>> START
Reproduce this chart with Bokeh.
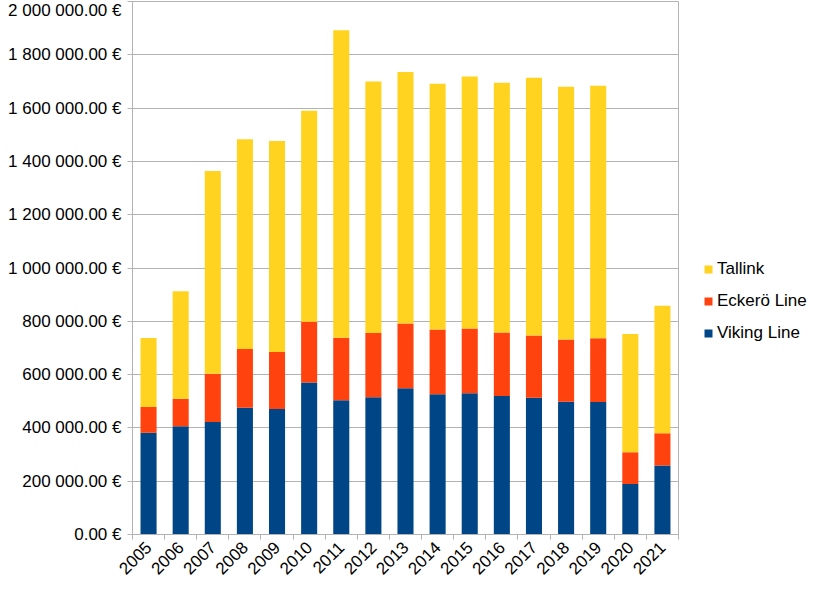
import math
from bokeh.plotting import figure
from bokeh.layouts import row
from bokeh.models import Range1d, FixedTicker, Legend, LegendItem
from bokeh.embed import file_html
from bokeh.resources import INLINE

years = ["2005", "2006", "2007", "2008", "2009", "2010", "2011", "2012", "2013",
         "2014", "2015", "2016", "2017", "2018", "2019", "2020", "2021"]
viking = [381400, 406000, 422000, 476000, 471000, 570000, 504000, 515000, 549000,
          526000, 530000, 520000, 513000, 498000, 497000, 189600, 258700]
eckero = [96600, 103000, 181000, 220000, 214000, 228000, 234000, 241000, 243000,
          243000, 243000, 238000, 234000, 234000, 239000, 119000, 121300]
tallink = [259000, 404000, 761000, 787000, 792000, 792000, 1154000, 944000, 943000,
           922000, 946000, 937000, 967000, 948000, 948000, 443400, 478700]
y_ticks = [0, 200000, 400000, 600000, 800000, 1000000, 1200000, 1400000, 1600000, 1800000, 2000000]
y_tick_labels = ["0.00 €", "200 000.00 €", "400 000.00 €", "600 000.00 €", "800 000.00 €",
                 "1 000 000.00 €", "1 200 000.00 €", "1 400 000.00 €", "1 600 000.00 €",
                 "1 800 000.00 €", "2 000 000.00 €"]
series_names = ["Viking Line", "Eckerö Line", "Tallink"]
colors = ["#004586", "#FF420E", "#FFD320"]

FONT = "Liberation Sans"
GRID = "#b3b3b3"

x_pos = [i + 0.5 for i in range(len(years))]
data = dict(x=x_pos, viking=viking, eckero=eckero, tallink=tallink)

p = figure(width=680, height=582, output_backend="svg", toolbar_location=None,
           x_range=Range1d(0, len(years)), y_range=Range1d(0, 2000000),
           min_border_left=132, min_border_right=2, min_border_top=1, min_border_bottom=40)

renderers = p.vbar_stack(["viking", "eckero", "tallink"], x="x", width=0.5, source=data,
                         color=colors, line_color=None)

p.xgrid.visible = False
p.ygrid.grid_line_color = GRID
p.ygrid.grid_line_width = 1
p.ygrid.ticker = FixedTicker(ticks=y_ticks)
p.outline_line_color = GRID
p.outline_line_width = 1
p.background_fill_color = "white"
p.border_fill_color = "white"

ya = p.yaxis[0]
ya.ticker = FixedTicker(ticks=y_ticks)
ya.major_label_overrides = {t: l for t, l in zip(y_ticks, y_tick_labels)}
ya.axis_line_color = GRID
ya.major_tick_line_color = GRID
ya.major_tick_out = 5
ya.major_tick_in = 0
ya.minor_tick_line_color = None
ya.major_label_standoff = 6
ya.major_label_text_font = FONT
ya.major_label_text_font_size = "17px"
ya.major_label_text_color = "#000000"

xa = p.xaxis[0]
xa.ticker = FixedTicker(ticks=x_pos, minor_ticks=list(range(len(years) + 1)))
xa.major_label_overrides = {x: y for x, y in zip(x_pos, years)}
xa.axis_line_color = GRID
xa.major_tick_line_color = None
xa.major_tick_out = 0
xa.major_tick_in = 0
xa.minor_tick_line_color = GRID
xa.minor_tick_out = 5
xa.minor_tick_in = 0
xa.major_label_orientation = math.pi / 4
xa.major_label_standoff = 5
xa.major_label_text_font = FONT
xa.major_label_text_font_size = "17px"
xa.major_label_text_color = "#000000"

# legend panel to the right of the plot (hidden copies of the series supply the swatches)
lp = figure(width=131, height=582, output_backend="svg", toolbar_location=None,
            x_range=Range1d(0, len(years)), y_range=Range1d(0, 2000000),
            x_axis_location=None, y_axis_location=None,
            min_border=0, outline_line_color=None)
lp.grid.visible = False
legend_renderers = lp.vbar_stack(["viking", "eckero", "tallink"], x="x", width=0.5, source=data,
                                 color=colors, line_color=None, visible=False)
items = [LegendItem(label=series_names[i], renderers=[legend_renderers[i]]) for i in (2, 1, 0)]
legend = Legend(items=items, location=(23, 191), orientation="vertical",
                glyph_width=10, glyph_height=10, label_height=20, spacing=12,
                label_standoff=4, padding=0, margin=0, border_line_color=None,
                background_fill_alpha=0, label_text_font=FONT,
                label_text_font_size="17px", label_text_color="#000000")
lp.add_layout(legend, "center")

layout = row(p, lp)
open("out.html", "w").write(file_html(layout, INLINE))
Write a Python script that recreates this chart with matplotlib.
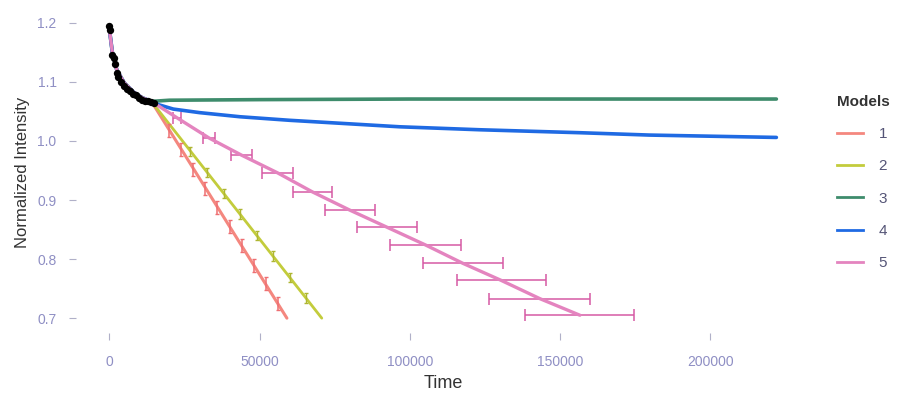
>> END
◆ **Goal**
Pictures stay out. Repeat only the lines from the beginning of the data through the line that has "from bokeh.resources import INLINE".

◆ **Result of this task**
Reproduce this chart with Bokeh.
import math
from bokeh.plotting import figure
from bokeh.layouts import row
from bokeh.models import Range1d, FixedTicker, Legend, LegendItem
from bokeh.embed import file_html
from bokeh.resources import INLINE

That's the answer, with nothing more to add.